Puisque Hiroshi Shimizu avait commencé son illustre carrière au temps du cinéma muet, quatre de ses films – Perle éternelle, La Voie lactée, Les Sept Mers Partie 2 et Jeunes filles japonaises sur le port – seront accompagnés au piano par les élèves de la classe d’improvisation du Conservatoire National Supérieur de Musique et de Danse de Paris. Les très instructives conférences « Qui êtes-vous … ? » feront de même leur retour, le jeudi 5 novembre animée par le directeur adjoint de la programmation à la Maison de la Culture du Japon à Paris Fabrice Arduini. Le vendredi précédent, le programmateur du National Film Archive du Japon Jo Osawa participera à une discussion avec la spécialiste du cinéma asiatique Wafa Ghermani.
Elizabeth Taylor, du 4 au 30 novembre
D’habitude, c’est juste avant la fermeture estivale que l’on retrouve les cycles dédiés aux acteurs et actrices de légende à la Cinémathèque Française. C’est ce qui était prévu pour l’hommage rendu à la mythique Elizabeth Taylor (1932-2011) avant que l’épidémie du coronavirus n’en décide autrement. Tant mieux, puisque nous anticipons avec joie cette occasion de revoir l’actrice dans une trentaine de ses rôles les plus emblématiques. Heureusement, les programmateurs se sont abstenus d’y inclure son dernier film, l’assez ignoble La Famille Pierrafeu de Brian Levant.
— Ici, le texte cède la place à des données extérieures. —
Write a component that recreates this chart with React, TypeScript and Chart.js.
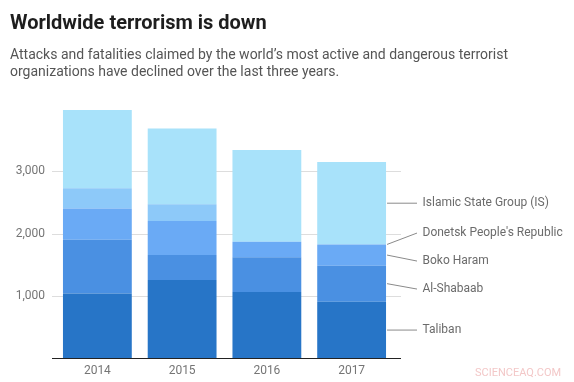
import React, { useEffect, useRef } from "react";
import { Chart, registerables } from "chart.js";

Chart.register(...registerables);

const years = ["2014", "2015", "2016", "2017"];
const groups = ["Taliban", "Al-Shabaab", "Boko Haram", "Donetsk People's Republic", "Islamic State Group (IS)"];
const taliban = [1040, 1255, 1065, 910];
const alShabaab = [860, 400, 555, 575];
const bokoHaram = [500, 545, 250, 340];
const donetsk = [325, 270, 0, 0];
const islamicState = [1250, 1210, 1465, 1320];
const colors = ["#2775C7", "#4A90E2", "#6AAAF5", "#8DC9F9", "#A8E2FA"];
const yTicks = [1000, 2000, 3000];

const guidePlugin = {
  id: "guides",
  beforeDatasetsDraw(chart: any) {
    const { ctx, chartArea, scales } = chart;
    ctx.save();
    ctx.strokeStyle = "#dddddd";
    ctx.lineWidth = 1;
    for (const t of yTicks) {
      const y = Math.round(scales.y.getPixelForValue(t)) + 0.5;
      ctx.beginPath();
      ctx.moveTo(chartArea.left - 3, y);
      ctx.lineTo(chartArea.right + 7, y);
      ctx.stroke();
    }
    ctx.restore();
  },
  afterDatasetsDraw(chart: any) {
    const { ctx, chartArea } = chart;
    ctx.save();
    ctx.strokeStyle = "#222222";
    ctx.lineWidth = 1.2;
    ctx.beginPath();
    ctx.moveTo(chartArea.left - 3, chartArea.bottom);
    ctx.lineTo(chartArea.right + 7, chartArea.bottom);
    ctx.stroke();

    // leader labels for last bar
    const last = years.length - 1;
    const items: any[] = [];
    chart.data.datasets.forEach((ds: any, i: number) => {
      const el = chart.getDatasetMeta(i).data[last];
      const mid = (el.y + el.base) / 2;
      items.push({ label: ds.label, desired: mid, x: el.x + el.width / 2 });
    });
    items.sort((a, b) => a.desired - b.desired);
    const gap = 28;
    const clusters: any[] = [];
    for (const it of items) {
      clusters.push({ items: [it], start: it.desired });
      while (clusters.length > 1) {
        const c = clusters[clusters.length - 1];
        const p = clusters[clusters.length - 2];
        const pEnd = p.start + (p.items.length - 1) * gap;
        if (pEnd + gap > c.start) {
          const merged = p.items.concat(c.items);
          let s = 0;
          merged.forEach((m: any, k: number) => (s += m.desired - k * gap));
          clusters.splice(clusters.length - 2, 2, { items: merged, start: s / merged.length });
        } else break;
      }
    }
    ctx.font = "12px Roboto";
    ctx.textBaseline = "middle";
    ctx.textAlign = "left";
    for (const c of clusters) {
      c.items.forEach((it: any, k: number) => {
        const ly = c.start + k * gap;
        ctx.strokeStyle = "#8a8a8a";
        ctx.lineWidth = 1;
        ctx.beginPath();
        ctx.moveTo(it.x + 1, it.desired);
        ctx.lineTo(417, ly);
        ctx.stroke();
        ctx.fillStyle = "#6b6b6b";
        ctx.fillText(it.label, 422.5, ly);
      });
    }
    ctx.restore();
  },
};

export default function App() {
  const ref = useRef<HTMLCanvasElement>(null);
  useEffect(() => {
    const series = [taliban, alShabaab, bokoHaram, donetsk, islamicState];
    const chart = new Chart(ref.current!, {
      type: "bar",
      data: {
        labels: years,
        datasets: series.map((d, i) => ({
          label: groups[i],
          data: d,
          backgroundColor: colors[i],
          borderWidth: 0,
          categoryPercentage: 1,
          barPercentage: 0.812,
        })),
      },
      options: {
        animation: false,
        responsive: false,
        devicePixelRatio: 1,
        layout: { padding: { top: 108.5, right: 180, left: 0, bottom: 0 } },
        plugins: { legend: { display: false }, tooltip: { enabled: false }, title: { display: false } },
        scales: {
          x: {
            stacked: true,
            grid: { display: false, drawTicks: false },
            border: { display: false },
            ticks: { color: "#757575", font: { family: "Roboto", size: 12 }, padding: 5 },
            afterFit: (s: any) => { s.height = 23.5; },
          },
          y: {
            stacked: true,
            min: 0,
            max: 4000,
            grid: { display: false, drawTicks: false },
            border: { display: false },
            afterBuildTicks: (s: any) => { s.ticks = yTicks.map((v) => ({ value: v })); },
            ticks: {
              color: "#757575",
              font: { family: "Roboto", size: 12 },
              padding: 10,
              callback: (v: any) => Number(v).toLocaleString("en-US"),
            },
            afterFit: (s: any) => { s.width = 55; },
          },
        },
      },
      plugins: [guidePlugin],
    });
    return () => chart.destroy();
  }, []);

  return (
    <div style={{ position: "fixed", left: 0, top: 0, width: 574, height: 382, background: "#fff", fontFamily: "Roboto" }}>
      <canvas ref={ref} width={574} height={382} style={{ position: "absolute", left: 0, top: 0 }} />
      <div style={{ position: "absolute", left: 10, top: 10, fontSize: 20, lineHeight: "24px", fontWeight: 700, color: "#1e1e1e", whiteSpace: "nowrap" }}>
        Worldwide terrorism is down
      </div>
      <div style={{ position: "absolute", left: 10, top: 45.5, fontSize: 14, lineHeight: "17px", color: "#555555", whiteSpace: "nowrap" }}>
        Attacks and fatalities claimed by the world’s most active and dangerous terrorist
        <br />
        organizations have declined over the last three years.
      </div>
      <div style={{ position: "absolute", left: 475, top: 366, fontSize: 11, lineHeight: "14px", color: "#f3c8c8", whiteSpace: "nowrap" }}>
        SCIENCEAQ.COM
      </div>
    </div>
  );
}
Comme l’écrit la critique Murielle Joudet dans son texte introductif sur Queen Elizabeth, l’actrice a grandi, aimé, vieilli devant les caméras et elle a adoré ça. Vous pourrez donc la voir jeune, dans Fidèle Lassie de Fred Wilcox et Le Grand national de Clarence Brown, un peu plus adulte dans Les Quatre filles du docteur March de Mervyn LeRoy et Le Père de la mariée de Vincente Minnelli, puis en femme plus ou moins fatale dans Une place au soleil et Géant de George Stevens, La Chatte sur un toit brûlant de Richard Brooks et Cléopâtre de Joseph L. Mankiewicz, avant de la voir terminer sa carrière avec plus ou moins de grâce chez Mike Nichols (Qui a peur de Virginia Woolf ?), John Huston (Reflets dans un œil d’or) et Joseph Losey (Cérémonie secrète).
Murielle Joudet animera une discussion le samedi 7 novembre après la projection de Le Chevalier des sables de Vincente Minnelli avec Richard Burton, pour le meilleur et pour le pire l’homme de la vie de Elizabeth Taylor.
American Fringe, du 13 au 15 novembre
Même si la définition du cinéma américain indépendant devient de plus en plus floue, la Cinémathèque Française accorde pour la cinquième fois un coup de projecteur aux films produits en marge du système commercial. En huit séances, les co-organisateurs Richard Peña et Livia Bloom Ingram ont réuni quelques uns des films, longs et courts, les plus symptomatiques de cette forme de cinéma en pleine évolution.
Enfin, la Cinémathèque Française continue avec ses rendez-vous réguliers à succès, comme « Aujourd’hui le cinéma » les lundis, le « Cinéma bis » quatre fois en double programme le vendredi, le « Cinéma d’avant-garde » également le vendredi, les séances jeune public les mercredis et le week-end, ainsi que l’échange « Parlons cinéma » certains jeudis, pendant cette saison-ci avec le réalisateur Nicolas Pariser (Alice et le maire).